Looking for two-wheeled inspiration, Jeremy found himself turning to the web for some pixelated eye candy. There among the blur of paint, rubber and two-wheeled shiny things, he spotted a CAC Harley-Davidson from 1934.
Hailing from America’s golden age of speedway, most of the 20 or so built were crashed or melted down for metal during the war. Thankfully, a lucky few escaped from being dropped on the enemy and have been restored by dirt track die-hards.
CACs now change hands for upwards of US$180,000 and it’s believed only nine original examples remain in existence. With their built-for-speed looks, tool-like functionality and acres of chrome, it’s not hard to see why Jeremy was smitten. “For someone who’s seen and ridden a bunch of bikes over the years, the CAC really stopped me in my tracks.”
What it’s got
“I suppose the thing that stumps most folks is the engine,” Jeremy says. He’d briefly considered tracking down a more traditional JAP powerplant, but his mind kept returning to an old Buell Blast engine he had in his shop. Remembering a build he’d once seen that had joined some Ducati desmo heads to a Harley Evo Twin, he got to wondering.
“Being both a machinist and an engine junky, I suppose I never really got the idea out of my head. So I decided to try it for myself, but in a single-cylinder version.”

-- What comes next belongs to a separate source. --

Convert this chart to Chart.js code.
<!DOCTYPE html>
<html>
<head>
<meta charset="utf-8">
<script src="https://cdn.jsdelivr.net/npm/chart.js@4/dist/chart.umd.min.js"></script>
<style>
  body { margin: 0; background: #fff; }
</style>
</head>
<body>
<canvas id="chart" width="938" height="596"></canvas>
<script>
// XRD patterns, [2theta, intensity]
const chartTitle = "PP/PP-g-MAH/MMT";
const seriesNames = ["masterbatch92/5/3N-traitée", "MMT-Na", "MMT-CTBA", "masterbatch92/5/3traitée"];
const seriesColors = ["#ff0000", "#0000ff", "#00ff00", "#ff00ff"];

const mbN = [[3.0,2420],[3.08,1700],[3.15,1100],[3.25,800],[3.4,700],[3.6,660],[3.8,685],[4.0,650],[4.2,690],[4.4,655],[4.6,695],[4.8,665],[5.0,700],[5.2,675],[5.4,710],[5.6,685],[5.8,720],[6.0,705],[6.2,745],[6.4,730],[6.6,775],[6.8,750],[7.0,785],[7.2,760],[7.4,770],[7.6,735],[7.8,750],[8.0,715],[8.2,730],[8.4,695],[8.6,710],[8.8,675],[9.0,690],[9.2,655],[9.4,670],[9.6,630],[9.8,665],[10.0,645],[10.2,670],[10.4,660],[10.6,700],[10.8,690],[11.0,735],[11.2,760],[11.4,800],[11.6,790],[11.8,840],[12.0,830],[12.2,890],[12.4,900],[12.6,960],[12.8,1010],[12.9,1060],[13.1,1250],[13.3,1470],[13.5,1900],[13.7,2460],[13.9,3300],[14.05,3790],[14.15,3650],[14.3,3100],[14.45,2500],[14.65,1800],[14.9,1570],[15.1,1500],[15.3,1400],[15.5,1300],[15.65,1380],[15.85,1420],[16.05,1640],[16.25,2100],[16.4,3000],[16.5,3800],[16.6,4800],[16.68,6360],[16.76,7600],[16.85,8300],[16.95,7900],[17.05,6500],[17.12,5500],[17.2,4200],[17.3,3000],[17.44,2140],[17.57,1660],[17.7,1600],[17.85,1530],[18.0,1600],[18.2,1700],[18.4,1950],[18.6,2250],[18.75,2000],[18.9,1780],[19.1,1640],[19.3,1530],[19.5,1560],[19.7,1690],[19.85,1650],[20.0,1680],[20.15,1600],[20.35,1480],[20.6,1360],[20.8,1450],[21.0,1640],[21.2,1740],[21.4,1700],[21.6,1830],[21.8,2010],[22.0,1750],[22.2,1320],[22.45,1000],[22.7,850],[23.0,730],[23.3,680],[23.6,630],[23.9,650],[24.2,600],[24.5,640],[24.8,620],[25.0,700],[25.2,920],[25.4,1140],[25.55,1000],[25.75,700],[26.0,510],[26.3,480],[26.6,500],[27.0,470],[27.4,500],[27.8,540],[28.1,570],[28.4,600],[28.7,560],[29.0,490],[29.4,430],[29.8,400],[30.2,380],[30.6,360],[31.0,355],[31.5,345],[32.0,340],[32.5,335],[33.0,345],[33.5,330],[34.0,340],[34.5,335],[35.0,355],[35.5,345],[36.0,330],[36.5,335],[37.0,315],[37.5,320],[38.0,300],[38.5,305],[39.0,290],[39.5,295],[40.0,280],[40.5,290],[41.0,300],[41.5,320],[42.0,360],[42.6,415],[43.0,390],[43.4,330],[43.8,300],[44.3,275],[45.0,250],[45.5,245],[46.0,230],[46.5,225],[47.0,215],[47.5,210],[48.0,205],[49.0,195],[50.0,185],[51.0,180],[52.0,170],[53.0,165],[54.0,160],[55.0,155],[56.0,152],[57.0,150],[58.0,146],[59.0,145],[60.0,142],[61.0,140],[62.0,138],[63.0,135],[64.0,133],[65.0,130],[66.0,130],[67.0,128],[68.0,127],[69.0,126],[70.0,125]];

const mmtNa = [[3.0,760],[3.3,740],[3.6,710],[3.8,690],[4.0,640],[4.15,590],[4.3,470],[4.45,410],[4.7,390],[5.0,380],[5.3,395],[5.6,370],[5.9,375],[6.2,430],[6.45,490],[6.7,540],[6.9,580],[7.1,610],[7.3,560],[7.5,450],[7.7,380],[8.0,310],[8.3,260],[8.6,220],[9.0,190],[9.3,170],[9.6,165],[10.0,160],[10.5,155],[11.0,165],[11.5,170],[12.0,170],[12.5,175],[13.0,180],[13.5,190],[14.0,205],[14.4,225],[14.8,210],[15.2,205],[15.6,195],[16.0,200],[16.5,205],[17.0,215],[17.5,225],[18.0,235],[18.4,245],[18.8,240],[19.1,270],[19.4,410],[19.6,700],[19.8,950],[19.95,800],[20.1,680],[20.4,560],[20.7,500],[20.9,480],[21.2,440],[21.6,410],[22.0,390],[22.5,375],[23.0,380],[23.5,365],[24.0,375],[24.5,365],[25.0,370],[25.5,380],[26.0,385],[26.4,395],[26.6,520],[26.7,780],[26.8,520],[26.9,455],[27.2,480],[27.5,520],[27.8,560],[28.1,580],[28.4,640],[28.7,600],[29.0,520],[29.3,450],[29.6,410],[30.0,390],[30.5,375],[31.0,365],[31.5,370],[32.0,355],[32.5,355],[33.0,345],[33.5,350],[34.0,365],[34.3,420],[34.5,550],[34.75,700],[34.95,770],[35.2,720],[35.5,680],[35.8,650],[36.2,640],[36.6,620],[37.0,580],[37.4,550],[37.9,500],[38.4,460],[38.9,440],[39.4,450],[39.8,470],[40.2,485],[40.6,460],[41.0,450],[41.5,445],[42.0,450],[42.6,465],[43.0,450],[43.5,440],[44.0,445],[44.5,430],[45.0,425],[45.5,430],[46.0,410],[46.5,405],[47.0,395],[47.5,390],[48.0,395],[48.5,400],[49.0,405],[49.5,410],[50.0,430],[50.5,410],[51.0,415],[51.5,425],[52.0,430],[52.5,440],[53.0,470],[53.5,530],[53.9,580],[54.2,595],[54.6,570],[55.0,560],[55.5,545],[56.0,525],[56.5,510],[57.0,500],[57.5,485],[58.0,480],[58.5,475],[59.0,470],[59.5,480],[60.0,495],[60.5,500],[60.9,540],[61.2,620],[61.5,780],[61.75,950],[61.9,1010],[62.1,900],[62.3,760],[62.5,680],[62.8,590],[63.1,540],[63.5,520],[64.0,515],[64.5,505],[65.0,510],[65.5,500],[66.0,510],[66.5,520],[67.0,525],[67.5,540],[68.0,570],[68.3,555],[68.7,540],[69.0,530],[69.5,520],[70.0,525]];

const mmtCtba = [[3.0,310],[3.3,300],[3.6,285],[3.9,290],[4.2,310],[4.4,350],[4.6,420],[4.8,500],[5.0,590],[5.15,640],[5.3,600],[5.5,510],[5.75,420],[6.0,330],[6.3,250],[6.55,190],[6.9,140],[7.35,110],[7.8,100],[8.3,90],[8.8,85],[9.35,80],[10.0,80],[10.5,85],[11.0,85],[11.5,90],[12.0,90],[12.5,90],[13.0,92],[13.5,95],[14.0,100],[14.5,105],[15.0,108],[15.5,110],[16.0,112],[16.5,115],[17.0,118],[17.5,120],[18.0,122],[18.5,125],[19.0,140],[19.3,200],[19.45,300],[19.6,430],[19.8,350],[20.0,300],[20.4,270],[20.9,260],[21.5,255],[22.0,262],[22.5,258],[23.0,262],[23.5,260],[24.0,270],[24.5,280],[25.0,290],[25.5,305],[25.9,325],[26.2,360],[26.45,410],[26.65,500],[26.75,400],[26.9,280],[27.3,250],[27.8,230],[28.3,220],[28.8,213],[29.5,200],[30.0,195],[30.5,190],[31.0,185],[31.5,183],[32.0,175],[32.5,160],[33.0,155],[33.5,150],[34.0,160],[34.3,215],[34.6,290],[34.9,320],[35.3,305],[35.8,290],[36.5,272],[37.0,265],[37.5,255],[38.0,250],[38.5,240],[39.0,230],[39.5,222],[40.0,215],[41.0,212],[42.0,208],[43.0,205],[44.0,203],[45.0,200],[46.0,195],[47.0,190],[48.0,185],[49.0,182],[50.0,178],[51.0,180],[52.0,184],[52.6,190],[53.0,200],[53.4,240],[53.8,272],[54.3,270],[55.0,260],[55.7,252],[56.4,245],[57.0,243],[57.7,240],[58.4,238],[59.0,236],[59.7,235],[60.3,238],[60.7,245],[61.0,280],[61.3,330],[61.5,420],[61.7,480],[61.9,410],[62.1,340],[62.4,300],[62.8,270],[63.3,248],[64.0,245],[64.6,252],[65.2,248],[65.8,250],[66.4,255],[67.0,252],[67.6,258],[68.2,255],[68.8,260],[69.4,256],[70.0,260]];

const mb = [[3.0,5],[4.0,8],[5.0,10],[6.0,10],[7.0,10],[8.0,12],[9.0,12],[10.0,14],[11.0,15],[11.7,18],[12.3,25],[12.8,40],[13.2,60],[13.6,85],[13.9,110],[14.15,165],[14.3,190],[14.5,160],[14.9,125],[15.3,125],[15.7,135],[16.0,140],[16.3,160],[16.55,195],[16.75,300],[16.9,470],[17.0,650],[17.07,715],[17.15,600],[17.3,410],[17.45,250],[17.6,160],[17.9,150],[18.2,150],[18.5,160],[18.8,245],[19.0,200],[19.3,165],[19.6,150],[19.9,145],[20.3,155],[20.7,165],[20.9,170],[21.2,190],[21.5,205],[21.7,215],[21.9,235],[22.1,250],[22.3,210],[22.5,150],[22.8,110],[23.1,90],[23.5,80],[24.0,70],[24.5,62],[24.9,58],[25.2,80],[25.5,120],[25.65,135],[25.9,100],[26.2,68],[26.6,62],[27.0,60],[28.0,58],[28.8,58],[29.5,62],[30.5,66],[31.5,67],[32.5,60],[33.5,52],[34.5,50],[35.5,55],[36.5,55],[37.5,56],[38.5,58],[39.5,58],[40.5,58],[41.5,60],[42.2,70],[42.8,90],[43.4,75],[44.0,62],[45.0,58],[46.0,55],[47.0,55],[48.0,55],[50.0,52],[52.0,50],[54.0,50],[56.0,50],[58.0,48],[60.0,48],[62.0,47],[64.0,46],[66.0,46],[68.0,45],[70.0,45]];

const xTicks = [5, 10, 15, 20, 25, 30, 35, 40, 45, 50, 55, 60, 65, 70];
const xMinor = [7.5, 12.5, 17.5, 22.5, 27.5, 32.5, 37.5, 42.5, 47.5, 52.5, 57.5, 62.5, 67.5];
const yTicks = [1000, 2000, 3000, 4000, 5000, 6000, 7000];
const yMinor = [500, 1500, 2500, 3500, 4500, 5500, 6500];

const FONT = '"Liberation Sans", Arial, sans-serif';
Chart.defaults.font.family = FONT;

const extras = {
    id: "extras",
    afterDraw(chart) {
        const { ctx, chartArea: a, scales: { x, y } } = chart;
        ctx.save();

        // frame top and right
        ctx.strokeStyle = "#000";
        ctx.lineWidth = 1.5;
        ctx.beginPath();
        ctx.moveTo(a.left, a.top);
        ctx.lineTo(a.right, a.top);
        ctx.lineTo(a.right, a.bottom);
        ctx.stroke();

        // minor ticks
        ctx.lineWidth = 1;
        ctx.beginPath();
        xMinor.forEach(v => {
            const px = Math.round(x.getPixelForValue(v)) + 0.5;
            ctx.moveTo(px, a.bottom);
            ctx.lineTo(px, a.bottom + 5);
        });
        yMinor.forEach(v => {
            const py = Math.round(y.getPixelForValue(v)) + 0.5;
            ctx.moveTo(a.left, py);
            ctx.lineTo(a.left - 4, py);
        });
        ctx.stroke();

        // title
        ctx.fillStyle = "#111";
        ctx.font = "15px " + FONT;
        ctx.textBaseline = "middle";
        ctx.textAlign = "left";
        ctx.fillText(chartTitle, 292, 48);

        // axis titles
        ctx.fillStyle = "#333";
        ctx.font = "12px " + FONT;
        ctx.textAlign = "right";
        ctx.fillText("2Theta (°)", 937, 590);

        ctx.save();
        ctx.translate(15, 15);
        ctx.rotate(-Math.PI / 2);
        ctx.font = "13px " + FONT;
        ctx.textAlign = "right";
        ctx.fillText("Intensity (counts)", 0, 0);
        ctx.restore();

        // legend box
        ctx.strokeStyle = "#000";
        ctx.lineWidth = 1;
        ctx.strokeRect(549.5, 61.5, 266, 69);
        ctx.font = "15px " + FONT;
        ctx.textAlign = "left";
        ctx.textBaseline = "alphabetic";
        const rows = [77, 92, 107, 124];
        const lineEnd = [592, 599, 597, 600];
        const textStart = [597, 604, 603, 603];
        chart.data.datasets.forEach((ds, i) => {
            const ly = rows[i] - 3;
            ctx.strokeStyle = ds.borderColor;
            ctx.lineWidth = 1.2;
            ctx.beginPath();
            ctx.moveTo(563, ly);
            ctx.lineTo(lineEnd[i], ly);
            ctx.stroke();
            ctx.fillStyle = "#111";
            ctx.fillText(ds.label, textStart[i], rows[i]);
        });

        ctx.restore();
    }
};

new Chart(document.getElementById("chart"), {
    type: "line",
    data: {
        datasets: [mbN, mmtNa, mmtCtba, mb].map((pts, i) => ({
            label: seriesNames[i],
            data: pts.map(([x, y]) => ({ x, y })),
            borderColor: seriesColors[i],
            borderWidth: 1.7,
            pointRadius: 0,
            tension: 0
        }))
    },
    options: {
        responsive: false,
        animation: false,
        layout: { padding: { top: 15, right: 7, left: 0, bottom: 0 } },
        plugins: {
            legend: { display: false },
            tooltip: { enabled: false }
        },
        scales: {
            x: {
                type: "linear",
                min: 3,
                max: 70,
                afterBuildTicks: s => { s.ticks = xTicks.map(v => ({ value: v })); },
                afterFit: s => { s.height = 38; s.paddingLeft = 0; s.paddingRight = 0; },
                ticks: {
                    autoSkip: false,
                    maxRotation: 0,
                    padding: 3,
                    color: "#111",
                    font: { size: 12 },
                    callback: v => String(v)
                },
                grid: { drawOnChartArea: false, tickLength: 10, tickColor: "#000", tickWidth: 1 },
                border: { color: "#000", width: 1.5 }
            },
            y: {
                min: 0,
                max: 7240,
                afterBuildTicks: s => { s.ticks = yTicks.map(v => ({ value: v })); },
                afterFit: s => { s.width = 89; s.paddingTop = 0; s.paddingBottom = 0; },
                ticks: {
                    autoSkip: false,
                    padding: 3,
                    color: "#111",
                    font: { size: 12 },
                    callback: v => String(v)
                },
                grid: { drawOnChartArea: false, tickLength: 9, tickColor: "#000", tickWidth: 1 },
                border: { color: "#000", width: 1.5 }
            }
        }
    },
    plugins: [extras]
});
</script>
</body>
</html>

To get the cylinder into the speedway’s prerequisite vertical position, he cut the factory transmission from the cases and joined a pre-unit Triumph gearbox to what was remaining. And hey presto, you’ve just created the world’s first pre-unit overhead cam Buell. The bike’s front end is also a bit of a downstairs mix-up. Tentatively named the ‘hydro-springer’ design, it uses a 32mm Showa inverted front end for dampening with an additional springer-style leg that carries the load. Put simply, it gives the rider the best of both worlds: springer classiness and dependable cartridge fork handling.
What was tricky?
Anyone with the metalworking skills of a mere mortal would assume that mating a Buell bottom end to a Ducati desmo head would be the engineering challenge of a lifetime. Something akin to McGyver building a tactical nuclear weapon out of ciggy butts and an old Twisties packet – but not for Jeremy. During this build, his biggest test was forming the sheet metal for the tank and rear guard.
He’d previously relied on aftermarket guards and his tank-building efforts had been limited to flat sides and sharp edges. But this time he decided to push himself a little. And by ‘a little’ we think he means ‘a whole lot’.
“I love to learn new things, and I always try to plan my projects so that they force me to do something I haven’t tried before. For Seven, that challenge was hand-shaping the sheet metal. I’m pretty happy with the results.”
With the career-defining challenge of Seven done and dusted, Jeremy’s now eyeing off his next few projects. And although he hasn’t had any light bulb moments for another big build, he’s planning to keep himself out of trouble by completing a few smaller projects that will be sold to make the shop some well-earned money. As most customisers know from bitter experience, putting your blood, sweat and tears into a build like this rarely pays off financially. So until it does, making a bike from scratch like Seven is done for one thing and one thing only – the love of metal.